Alumnus receives lifetime conservation achievement award

William Schlesinger
Schlesinger

William Schlesinger, Ph.D. '76, recently was recognized for a career devoted to conservation and climate change research.

Schlesinger, president of the Cary Institute of Ecosystem Studies in Millbrook, N.Y., received the Renewable Natural Resources Foundation's (RNRF) Sustained Achievement Award, which recognizes an individual's long-term contribution and commitment to the protection and conservation of natural resources. The award will be presented Nov. 3, in Potomac, Md.
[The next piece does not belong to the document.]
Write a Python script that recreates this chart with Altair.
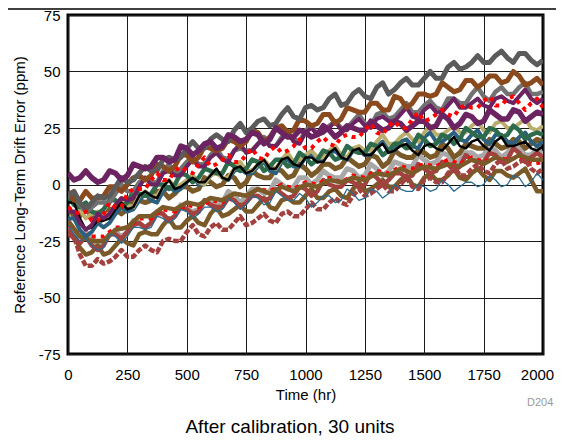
import altair as alt
import pandas as pd

HOURS_25 = list(range(0, 2001, 25))
HOURS_50 = list(range(0, 2001, 50))

dark_gray = [-5,-3,-8,-11,-8,-5,-6,-5,-1,3,1,2,5,8,6,6,11,12,11,12,16,19,16,16,20,22,20,19,24,27,23,25,28,29,26,27,31,34,30,29,34,35,33,34,38,40,35,36,40,42,39,38,43,45,40,42,45,47,44,44,47,50,47,47,52,54,51,52,54,57,54,54,57,59,56,54,58,58,55,53,55]
brown = [-3,-7,-7,-3,-6,-6,-5,-1,-1,-3,0,3,4,2,4,9,8,6,8,13,13,10,12,17,16,15,16,20,19,17,19,24,23,19,21,25,26,23,24,29,28,26,27,31,31,27,29,34,33,32,32,36,36,33,33,39,38,34,36,40,40,39,40,45,43,41,42,46,46,43,45,48,48,45,46,50,48,44,45,47,44]
med_gray = [-5,-5,-9,-12,-10,-8,-8,-8,-4,0,-3,-3,1,3,1,1,6,9,5,7,10,12,9,9,13,16,12,11,15,16,15,15,18,21,17,17,21,23,20,19,24,26,22,23,26,28,25,25,28,31,27,26,31,32,29,30,33,36,32,32,35,37,34,33,38,38,36,36,40,43,39,37,41,43,40,40,43,45,40,40,41]
purple_a = [5,2,3,6,3,1,2,6,5,2,4,9,8,7,8,12,12,10,11,17,16,13,15,18,19,16,17,22,21,19,20,23,22,18,20,25,23,21,21,24,23,21,22,26,24,21,23,26,25,24,24,28,26,24,25,28,27,24,26,28,28,25,26,31,29,25,27,31,30,27,28,33,31,29,29,33,32,28,30,32,31]
purple_b = [-12,-12,-17,-20,-18,-13,-15,-13,-9,-6,-7,-6,-1,3,0,0,5,6,4,4,8,11,8,8,12,14,11,10,15,18,14,15,18,20,17,17,20,23,19,18,23,25,22,23,25,28,24,24,27,29,26,25,29,30,28,28,31,34,30,29,33,35,32,32,35,38,34,34,36,38,35,34,38,39,37,36,39,42,38,36,38]
red_a = [-10,-12,-13,-12,-16,-16,-13,-8,-10,-10,-4,-2,-2,-2,2,5,2,2,6,8,6,5,9,12,8,9,11,13,10,10,13,16,12,11,15,17,14,15,17,20,16,16,19,21,18,17,21,22,21,21,24,27,23,22,26,28,25,25,29,32,28,29,31,33,31,30,34,35,34,34,37,39,35,35,38,39,36,33,36,38,34]
black = [-8,-8,-15,-20,-19,-16,-16,-15,-11,-8,-11,-10,-5,-3,-5,-6,-1,2,-2,-1,1,3,1,1,4,7,3,2,7,8,5,6,9,11,7,7,11,12,9,8,12,12,10,10,14,16,12,11,15,16,13,13,16,18,14,15,17,18,15,13,17,18,16,15,18,21,17,16,19,20,17,15,19,21,17,17,18,19,16,15,17]
green = [-5,-9,-10,-8,-12,-13,-11,-7,-7,-10,-8,-3,-4,-5,-4,0,0,-2,0,5,4,1,3,7,6,5,5,10,8,6,7,11,10,6,8,11,11,8,9,14,12,9,11,15,14,11,12,17,15,14,14,18,17,13,15,18,18,16,17,22,20,17,18,22,21,18,20,25,23,21,21,25,24,21,22,26,24,20,22,23,22]
blue = [-15,-15,-20,-23,-21,-17,-19,-17,-13,-10,-12,-11,-7,-4,-7,-8,-3,-1,-3,-2,1,4,0,0,4,6,3,2,6,7,5,5,8,10,6,5,10,11,8,8,12,14,10,11,14,15,12,11,15,15,13,13,17,19,15,15,19,20,17,16,21,23,19,19,21,23,20,19,22,24,20,18,22,22,19,18,21,23,19,17,19]
thin_blue = [-18,-22,-25,-24,-27,-29,-28,-22,-23,-26,-23,-19,-19,-20,-19,-14,-15,-17,-15,-11,-12,-15,-13,-10,-10,-12,-11,-6,-8,-11,-9,-5,-6,-9,-8,-3,-5,-7,-7,-4,-6,-10,-8,-5,-5,-8,-7,-2,-4,-7,-6,-2,-3,-6,-4,0,-2,-3,-3,0,-1,-3,-2,2,0,-3,-1,1,1,-1,0,4,2,-1,0,4,3,-1,1,5,2]
brick_a = [-22,-23,-31,-36,-36,-33,-35,-34,-32,-29,-32,-32,-29,-27,-29,-30,-25,-24,-25,-25,-21,-18,-22,-23,-19,-17,-20,-20,-17,-14,-18,-17,-15,-13,-16,-17,-13,-12,-14,-14,-11,-8,-11,-11,-8,-6,-8,-9,-5,-2,-5,-4,-2,0,-3,-3,0,3,-1,-2,2,3,1,1,5,8,4,4,7,9,6,5,9,11,7,8,10,11,7,5,7]
brick_b = [-20,-24,-26,-23,-27,-29,-27,-22,-22,-24,-21,-18,-17,-19,-17,-12,-13,-16,-14,-10,-11,-13,-12,-7,-9,-10,-10,-6,-7,-10,-8,-5,-5,-7,-6,-2,-4,-6,-5,-1,-2,-5,-3,2,0,-1,-1,2,1,-1,0,5,3,0,2,5,5,3,4,9,7,5,6,10,9,6,8,13,11,10,10,14,13,10,11,16,14,10,12,14,12]
khaki = [-5,-6,-11,-15,-13,-12,-13,-13,-9,-6,-9,-10,-5,-3,-5,-5,-1,2,-1,0,2,4,1,0,4,5,3,3,7,10,6,6,9,11,8,7,11,14,10,11,13,15,12,12,15,17,13,12,16,17,15,15,19,22,18,18,21,23,20,19,23,26,22,22,24,26,23,23,26,28,24,23,27,28,25,25,27,29,25,24,26]
olive_a = [-10,-14,-14,-11,-14,-17,-15,-11,-11,-13,-11,-6,-7,-8,-7,-3,-3,-6,-4,-1,-1,-3,-2,3,1,-1,0,4,3,-1,1,6,4,3,3,7,6,3,4,9,7,4,6,9,9,7,8,12,10,8,9,13,12,8,10,15,13,12,12,15,14,12,13,18,16,12,14,18,17,16,16,20,18,16,17,20,19,16,18,20,19]
olive_b = [-22,-23,-28,-31,-30,-27,-31,-30,-27,-24,-26,-27,-22,-21,-22,-22,-18,-15,-19,-19,-16,-14,-17,-18,-13,-10,-14,-13,-11,-9,-12,-12,-9,-6,-10,-11,-7,-6,-8,-8,-5,-2,-6,-6,-3,-2,-5,-6,-2,1,-3,-2,0,2,-1,-1,2,4,0,-1,3,5,2,2,4,7,3,2,5,7,4,2,6,6,4,3,5,7,2,-3,-3]
light_gray = [-18,-21,-23,-21,-24,-27,-25,-22,-21,-23,-21,-16,-17,-19,-17,-13,-13,-16,-14,-9,-11,-12,-11,-7,-8,-10,-8,-3,-5,-8,-5,-2,-2,-4,-3,2,0,-2,-1,3,3,0,2,6,4,3,3,7,6,3,4,9,7,4,6,10,9,8,8,13,11,9,10,14,13,9,11,14,14,12,13,17,15,12,14,17,16,13,13,16,13]
# two mostly hidden units, read at 50 hr steps
red_b = [-18,-22,-23,-23,-19,-19,-15,-15,-11,-12,-9,-10,-7,-8,-4,-5,-2,-3,0,-2,1,0,3,1,4,3,6,5,8,7,9,8,11,9,12,10,12,11,12,9,10]
olive_c = [-16,-23,-25,-25,-20,-19,-14,-14,-10,-11,-8,-9,-6,-7,-4,-5,-2,-4,-1,-3,0,-1,2,1,3,2,5,4,7,5,8,7,9,8,11,9,12,10,13,11,11]

X_TICKS = [0, 250, 500, 750, 1000, 1250, 1500, 1750, 2000]
Y_TICKS = [-75, -50, -25, 0, 25, 50, 75]

# (hours, values, color, width, dash) in drawing order
SERIES = [
    (HOURS_25, light_gray, "#A8A8A8", 5, None),
    (HOURS_25, olive_b, "#7B5A2A", 4.5, None),
    (HOURS_25, brick_b, "#A3413F", 4.5, None),
    (HOURS_50, red_b, "#FF0000", 4, [4, 5]),
    (HOURS_50, olive_c, "#7B5A2A", 4.5, None),
    (HOURS_25, olive_a, "#7B5A2A", 5, None),
    (HOURS_25, blue, "#2C607F", 4, None),
    (HOURS_25, khaki, "#B9AE6D", 4, None),
    (HOURS_25, green, "#2D6B4C", 4.5, None),
    (HOURS_25, black, "#000000", 2.5, None),
    (HOURS_25, med_gray, "#727272", 4.5, None),
    (HOURS_25, purple_b, "#6B2461", 4, None),
    (HOURS_25, brown, "#8B4A1E", 5, None),
    (HOURS_25, dark_gray, "#5B5B5B", 5, None),
    (HOURS_25, purple_a, "#6B2461", 5.5, None),
    (HOURS_25, red_a, "#FF0000", 4, [4, 5]),
    (HOURS_25, brick_a, "#A3413F", 4.5, [6, 2]),
    (HOURS_25, thin_blue, "#2A6A8E", 1.3, None),
]

FONT = "Liberation Sans"

x_enc = alt.X(
    "hr:Q",
    scale=alt.Scale(domain=[0, 2000], nice=False, zero=False),
    axis=alt.Axis(values=X_TICKS, title="Time (hr)", grid=True, ticks=False,
                  domain=False, labelPadding=13, titlePadding=5,
                  labelExpr="toString(datum.value)", labelFlush=False,
                  labelOffset={"condition": {"test": "datum.value === 2000", "value": -6}, "value": 0}),
)
y_enc = alt.Y(
    "v:Q",
    scale=alt.Scale(domain=[-75, 75], nice=False, zero=False),
    axis=alt.Axis(values=Y_TICKS, title="Reference Long-Term Drift Error (ppm)",
                  grid=True, ticks=False, domain=False, labelPadding=8,
                  titlePadding=11, labelExpr="toString(datum.value)", labelFlush=False),
)

layers = []
for hours, vals, color, width, dash in SERIES:
    df = pd.DataFrame({"hr": hours, "v": vals})
    kw = dict(color=color, strokeWidth=width, clip=True, strokeJoin="round")
    if dash:
        kw["strokeDash"] = dash
        kw["strokeCap"] = "butt"
    layers.append(alt.Chart(df).mark_line(**kw).encode(x=x_enc, y=y_enc))

caption = alt.Chart(pd.DataFrame({"t": ["After calibration, 30 units"]})).mark_text(
    font=FONT, fontSize=19, color="#000", align="center", baseline="alphabetic"
).encode(x=alt.value(222), y=alt.value(418), text="t:N")

code = alt.Chart(pd.DataFrame({"t": ["D204"]})).mark_text(
    font=FONT, fontSize=11, color="#9a9a9a", align="left", baseline="middle"
).encode(x=alt.value(459), y=alt.value(388), text="t:N")

top_rule = alt.Chart(pd.DataFrame({"a": [0]})).mark_rule(color="#000", strokeWidth=1.5).encode(
    x=alt.value(-60), x2=alt.value(488), y=alt.value(-6)
)

chart = alt.layer(*layers, caption, code, top_rule).properties(
    width=475,
    height=339,
    padding={"left": 60, "top": 7, "right": 13, "bottom": 82},
    autosize=alt.AutoSizeParams(type="none"),
).configure_view(
    stroke="#000", strokeWidth=3
).configure_axis(
    gridColor="#1a1a1a", gridOpacity=1, gridWidth=1,
    labelFont=FONT, labelFontSize=15, labelColor="#000",
    titleFont=FONT, titleFontSize=15, titleFontWeight="normal", titleColor="#000",
)

chart.save("out.html", embed_options={"renderer": "svg", "actions": False})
Schlesinger visited Cornell in March this year as chair of the Cornell Center for a Sustainable Future's external assessment committee to provide an independent evaluation the center's accomplishments since its inception in 2007 and to identify areas of opportunity to increase the impact and visibility of Cornell in sustainability science and scholarship.

"Schlesinger and the committee were very thorough and knowledgeable," said Frank DiSalvo, CCSF's director. "Their assessment helped us immensely and has guided us in establishing a vision for the future," he added.

Schlesinger, professor emeritus of biogeochemistry at Duke University and former dean of Duke's Nicholas School of the Environment and Earth Sciences, focused his academic work on global change ecology, including chemical changes in the environment, especially soils, that relate to changes in global climate and desertification. The author or co-author of more than 200 scientific papers, his work has included investigations into how entire forest ecosystems (vegetation and soils) may respond to increased carbon dioxide levels and how desert ecosystems might react to global change.

Schlesinger authored the widely used textbook "Biogeochemistry: An Analysis of Global Change"; is an elected member of the American Academy of Arts and Sciences (1995) and the National Academy of Sciences (2003); served as president of the Ecological Society of America (2003-04); and has testified before U.S. House and Senate committees on a variety of environmental issues, including preservation of desert habitats and global climate change.

RNRF is a nonprofit foundation that serves as a consortium of scientific, professional and education organizations whose primary purpose is to advance and apply science, and educate the public, in managing and conserving renewable natural resources.